Vale a pena realçar que se 8 de Agosto é dedicado ao emigrante, é também em Agosto que muitos portugueses regressam para rever e desfrutar o melhor possível as férias com a família. Em Nogueira isso é bem visível. Lembro-me bem de brincar com a Cáti, da família Cunha, vinda de França durante esse mês. E a Portugal regressou, posteriormente, para ficar e ser professora.
Em cada decisão existe (quase sempre), se se estiver receptivo, um lugar iluminado. Longe de casa, noutras paragens, gera-se a oportunidade de conhecer e aprender sobre novos lugares, novas culturas, novos costumes. Pode inclusivamente dar-se o caso de se aterrar em terras onde ainda subsistem povoações indígenas. Como na Guatemala. 'No coração da cultura Maia' - a publicidade que se vê amiúde. E, com efeito, em Lanquin - a vila onde escrevo - vive uma população indígena com um dialecto que nem os guatemaltecos citadinos compreendem: Kaqchikel.
O dia 9 de Agosto lembra-nos a necessidade de respeitar e assim preservar culturas e povoações tradicionais. Neste caso em concreto, a cultura Maia. As mulheres e as meninas vestem o seu traje todos os dias. Duas ou três saias muito coloridas, rodadas e compridas, com camisolas bordadas a condizer (confesso que o calor que me envolve me faz admirá-las face à quantidade de roupa que vestem). O espanhol só para alguns, em particular para os elementos masculinos. Os que mais oportunidades têm de ir à escola.

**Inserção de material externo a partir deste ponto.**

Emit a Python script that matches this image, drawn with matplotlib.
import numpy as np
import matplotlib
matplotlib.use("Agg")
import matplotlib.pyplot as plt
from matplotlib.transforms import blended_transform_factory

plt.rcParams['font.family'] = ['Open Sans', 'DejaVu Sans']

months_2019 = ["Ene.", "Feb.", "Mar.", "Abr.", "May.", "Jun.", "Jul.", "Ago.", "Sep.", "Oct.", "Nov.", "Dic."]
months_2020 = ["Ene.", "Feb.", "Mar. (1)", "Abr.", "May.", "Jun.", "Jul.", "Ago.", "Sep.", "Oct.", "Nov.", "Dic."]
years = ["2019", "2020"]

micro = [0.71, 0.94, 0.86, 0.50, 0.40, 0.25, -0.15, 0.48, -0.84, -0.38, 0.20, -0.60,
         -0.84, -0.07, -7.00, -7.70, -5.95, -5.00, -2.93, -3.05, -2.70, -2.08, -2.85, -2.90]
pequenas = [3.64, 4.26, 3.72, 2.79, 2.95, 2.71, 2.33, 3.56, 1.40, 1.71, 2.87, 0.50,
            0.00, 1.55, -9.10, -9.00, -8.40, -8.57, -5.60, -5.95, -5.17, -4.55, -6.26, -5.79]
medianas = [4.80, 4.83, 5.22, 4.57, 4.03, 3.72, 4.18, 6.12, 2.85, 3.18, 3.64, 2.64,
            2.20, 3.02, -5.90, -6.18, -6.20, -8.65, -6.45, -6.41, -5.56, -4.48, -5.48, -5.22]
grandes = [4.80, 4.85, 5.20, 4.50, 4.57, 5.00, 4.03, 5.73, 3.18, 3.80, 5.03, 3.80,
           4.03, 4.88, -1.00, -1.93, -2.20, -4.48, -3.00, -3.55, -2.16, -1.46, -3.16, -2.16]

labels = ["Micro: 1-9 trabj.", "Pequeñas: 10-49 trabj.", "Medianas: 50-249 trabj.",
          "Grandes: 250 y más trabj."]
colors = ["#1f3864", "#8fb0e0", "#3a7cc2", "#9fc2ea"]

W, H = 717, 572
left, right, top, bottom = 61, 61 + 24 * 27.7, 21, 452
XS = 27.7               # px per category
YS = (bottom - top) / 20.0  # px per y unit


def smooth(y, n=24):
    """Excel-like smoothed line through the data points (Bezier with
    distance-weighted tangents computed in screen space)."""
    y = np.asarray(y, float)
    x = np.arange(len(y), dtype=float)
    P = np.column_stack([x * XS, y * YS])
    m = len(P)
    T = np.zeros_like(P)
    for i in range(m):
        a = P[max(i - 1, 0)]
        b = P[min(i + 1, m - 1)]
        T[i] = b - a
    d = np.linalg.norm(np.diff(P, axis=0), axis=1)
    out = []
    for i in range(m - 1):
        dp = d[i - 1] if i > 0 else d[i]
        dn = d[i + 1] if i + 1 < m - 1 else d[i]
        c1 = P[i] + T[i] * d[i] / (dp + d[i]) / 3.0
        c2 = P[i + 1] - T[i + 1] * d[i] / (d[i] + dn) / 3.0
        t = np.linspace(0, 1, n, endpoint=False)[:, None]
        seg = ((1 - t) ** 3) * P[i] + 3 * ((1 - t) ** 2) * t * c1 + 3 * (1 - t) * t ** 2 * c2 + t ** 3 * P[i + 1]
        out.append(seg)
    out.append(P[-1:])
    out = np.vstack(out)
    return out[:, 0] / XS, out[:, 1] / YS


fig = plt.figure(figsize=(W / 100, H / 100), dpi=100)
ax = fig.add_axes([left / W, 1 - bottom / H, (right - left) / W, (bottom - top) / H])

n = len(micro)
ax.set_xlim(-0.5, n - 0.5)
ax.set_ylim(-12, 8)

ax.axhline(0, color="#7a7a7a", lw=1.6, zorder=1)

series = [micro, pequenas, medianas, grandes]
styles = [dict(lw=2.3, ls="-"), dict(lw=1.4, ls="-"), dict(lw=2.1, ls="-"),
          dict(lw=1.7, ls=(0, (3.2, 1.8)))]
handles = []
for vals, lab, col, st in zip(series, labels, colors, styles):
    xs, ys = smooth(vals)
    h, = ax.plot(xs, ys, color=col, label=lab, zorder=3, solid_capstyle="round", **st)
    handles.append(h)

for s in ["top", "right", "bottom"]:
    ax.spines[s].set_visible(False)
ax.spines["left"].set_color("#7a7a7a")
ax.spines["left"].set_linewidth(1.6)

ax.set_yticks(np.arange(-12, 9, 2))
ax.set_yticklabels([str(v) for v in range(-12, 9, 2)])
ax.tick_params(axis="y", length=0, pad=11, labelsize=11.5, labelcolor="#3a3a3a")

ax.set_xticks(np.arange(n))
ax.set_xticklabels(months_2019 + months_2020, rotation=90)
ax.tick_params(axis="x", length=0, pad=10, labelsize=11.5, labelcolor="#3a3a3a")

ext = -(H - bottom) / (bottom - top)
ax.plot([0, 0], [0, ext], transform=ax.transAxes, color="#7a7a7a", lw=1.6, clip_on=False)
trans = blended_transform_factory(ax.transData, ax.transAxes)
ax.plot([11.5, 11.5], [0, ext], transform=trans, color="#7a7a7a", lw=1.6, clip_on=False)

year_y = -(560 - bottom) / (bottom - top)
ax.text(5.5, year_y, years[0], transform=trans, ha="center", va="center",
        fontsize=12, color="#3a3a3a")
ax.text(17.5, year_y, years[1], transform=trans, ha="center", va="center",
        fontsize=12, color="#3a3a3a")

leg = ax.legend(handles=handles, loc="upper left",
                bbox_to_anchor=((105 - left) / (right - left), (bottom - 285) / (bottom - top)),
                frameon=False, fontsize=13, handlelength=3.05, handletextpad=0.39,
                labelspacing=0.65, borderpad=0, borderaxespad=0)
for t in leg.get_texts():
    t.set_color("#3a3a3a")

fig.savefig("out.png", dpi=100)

As saias longas de tecidos muito elaborados não as impedem de trabalhar. Pelo contrário. Pelo que vou observando, trabalham de sol a sol. Em Xela - diminutivo de Quetzaltenango -, o albergue onde me alojei era gerido e liderado pela mulher do casal proprietário, a Glória. Ele, Christopher, americano emigrado (!) na Guatemala. "Aqui a educação dos meus filhos é mais económica. A vida também é mais segura". Também os americanos saem da sua zona de conforto, buscando outra estabilidade mais segura.
Neste, como em outros albergues da Guatemala, pode ler-se nas paredes que o estabelecimento é da propriedade e gestão total de pessoas nativas. Ou seja, não são alvo de exploração estrangeira. Não é por acaso que esta informação é frequente. Apesar do sonho de Luther King ser vivido por muitos povos, a escravatura é uma realidade! Muito a fazer ainda. E ainda mais a fazer. Sem dúvida!
Em Cartagena das Índias tive oportunidade de assistir à comemoração da africaneidade. Quantos escravos foram vendidos pelos portugueses e espanhóis. Quantos portugueses se sentem hoje escravos dos seus empregos, cujos salários não chegam sequer para pagar os bens de primeira necessidade... O dia 23 é para recordar o tráfico de escravos e a sua abolição. Não foi de todo abolida! Que nos lembremos que a escravidão ainda existe e está muito próxima. Recusarmo-nos a trabalhar por valores indignos também é - e muito - um modo de abolir a escravidão contemporânea. Não é apenas uma questão de dignidade (o que já é muito!), parece-me que é também de sobrevivência. Sobrevivência da cultura, dos direitos humanos, de cada pessoa.